Ce qui intéresse la Gazette, ce sont au contraire les nouvelles des Cours étrangères, qui occupent la Une du journal, mais aussi celles de la fine fleur des sociétés européennes. La vie des grands, leurs nominations, leurs mariages, carnets roses et avis de décès, résume la vie de la nation tout entière : ce sont eux qui font l’histoire, et non le peuple, semble dire le journal.

 

Après avoir donné des nouvelles de la santé de l’empereur d’Autriche et de la famille royale d’Angleterre, au milieu d’informations sur les tensions militaires, le numéro du 1er mai 1789 décrit l’indisposition d’Elisabeth de France, dite « Madame », la sœur du roi. L’arrêt du Conseil d’État du Roi du 23 avril portant sur l’approvisionnement des marchés est également publié : plutôt que de parler des nombreuses émeutes qui traversent le royaume en raison des inégalités sociales, le journal vante la « puissante intervention » de Louis XVI contre les « spéculateurs » qui profitent de l’inflation pour s’enrichir.

Des quelques 300 morts et des centaines de blessés que les troupes viennent de faire dans le faubourg Saint-Antoine, après que les populations se sont soulevées contre une possible baisse des salaires ouvriers, la Gazette ne dit pas un mot.

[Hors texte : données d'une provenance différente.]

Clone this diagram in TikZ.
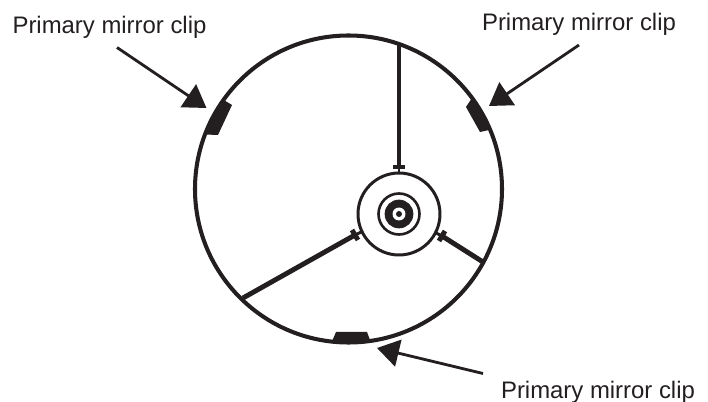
\documentclass[tikz,border=0pt]{standalone}
\usepackage{fontspec}
\setmainfont{Liberation Sans}
\usepackage{xcolor}
\usetikzlibrary{calc, positioning}
\usetikzlibrary{arrows.meta}
\definecolor{inkblack}{HTML}{231F20}
\begin{document}
\begin{tikzpicture}[x=0.02cm,y=-0.02cm,
  rimline/.style={line width=2.3pt, draw=inkblack},
  spokeline/.style={line width=2.8pt, draw=inkblack},
  neckline/.style={line width=1.7pt, draw=inkblack},
  tickline/.style={line width=2.8pt, draw=inkblack},
  clipfill/.style={fill=inkblack},
  cliplabel/.style={anchor=base, font=\fontsize{13.6pt}{16pt}\selectfont, text=inkblack, inner sep=0pt},
  cliparrow/.style={line width=1.6pt, draw=inkblack, -{Triangle[length=12.5pt,width=15.5pt,fill=inkblack]}},
  hubdisc/.style={circle, draw=inkblack, inner sep=0pt, outer sep=0pt}]
\def\rimR{153.5}
\useasboundingbox (0,0) rectangle (708,402);

\coordinate (rimc) at (348.5,189);
\coordinate (hubc) at (399,214);

% Mirror rim
\draw[rimline] (rimc) circle[radius=\rimR];

% Three clips on the rim
\fill[clipfill] ([shift={(rimc)}]215.5:\rimR) arc[start angle=215.5,end angle=200.8,radius=\rimR]
  -- (218,135) -- (232,105) -- cycle;
\fill[clipfill] ([shift={(rimc)}]-36.4:\rimR) arc[start angle=-36.4,end angle=-22.7,radius=\rimR]
  -- (480,132) -- (466,107) -- cycle;
\fill[clipfill] ([shift={(rimc)}]81.8:\rimR) arc[start angle=81.8,end angle=96.2,radius=\rimR]
  -- (336,332) -- (367,332) -- cycle;

% Hub
\node[hubdisc, line width=1.7pt, fill=white, minimum size=1.64cm] (hub) at (hubc) {};
\node[hubdisc, line width=1.5pt, minimum size=0.82cm] (hubring) at (hubc) {};
\node[hubdisc, fill=inkblack, minimum size=0.56cm] (hubdark) at (hubc) {};
\node[hubdisc, draw=none, fill=white, minimum size=0.26cm] (hubhole) at (hubc) {};
\node[hubdisc, draw=none, fill=inkblack, minimum size=0.12cm] (hubdot) at (hubc) {};

% Spokes
\coordinate (tipT) at (399,167);
\coordinate (tipR) at (442,236);
\coordinate (tipL) at (355,235);
\coordinate (endT) at (399,43);
\coordinate (endR) at (483,262);
\coordinate (endL) at (243,298);
\draw[spokeline] (endT) -- (tipT);
\draw[spokeline] (endR) -- (tipR);
\draw[spokeline] (endL) -- (tipL);
\draw[neckline] (tipT) -- (hub);
\draw[neckline] (tipR) -- (hub);
\draw[neckline] (tipL) -- (hub);
\draw[tickline] (393,167) -- (405,167);
\draw[tickline] (439,241) -- (445,231);
\draw[tickline] (352,230) -- (358,240);

% Labels
\node[cliplabel] (labelL) at (109.5,33.5) {Primary mirror clip};
\node[cliplabel] (labelR) at (579,31) {Primary mirror clip};
\node[cliplabel] (labelB) at (598,399) {Primary mirror clip};

% Arrows
\coordinate (startL) at (117,47.5);
\coordinate (headL) at (206.5,108);
\coordinate (startR) at (579,45);
\coordinate (headR) at (489,106);
\coordinate (startB) at (483,373.5);
\coordinate (headB) at (377,348);
\draw[cliparrow] (startL) -- (headL);
\draw[cliparrow] (startR) -- (headR);
\draw[cliparrow] (startB) -- (headB);
\end{tikzpicture}
\end{document}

Pour avoir des informations sur ce grand massacre, il faut recourir à la rumeur, lire les brochures et feuilles volantes non autorisées ou bien consulter la presse francophone publiée à l’étranger, comme la Gazette de Leyde.

 

« Ce jour, Leurs Majestés ont soupé à leur grand-couvert, & la Musique du Roi a exécuté plusieurs morceaux de Musique fous la conduite du sieur Martini, Surintendant de la Musique de Sa Majesté ».

Publié quelques jours plus tard, le 13 mai, ce récit des habitudes de la Cour ne donne aucune idée de ce qui se passe pourtant à Versailles : le tiers état a pris le nom de « Communes » et a engagé le bras-de-fer avec les députés de la noblesse et du clergé, faisant basculer les états généraux dans une crise totalement imprévue.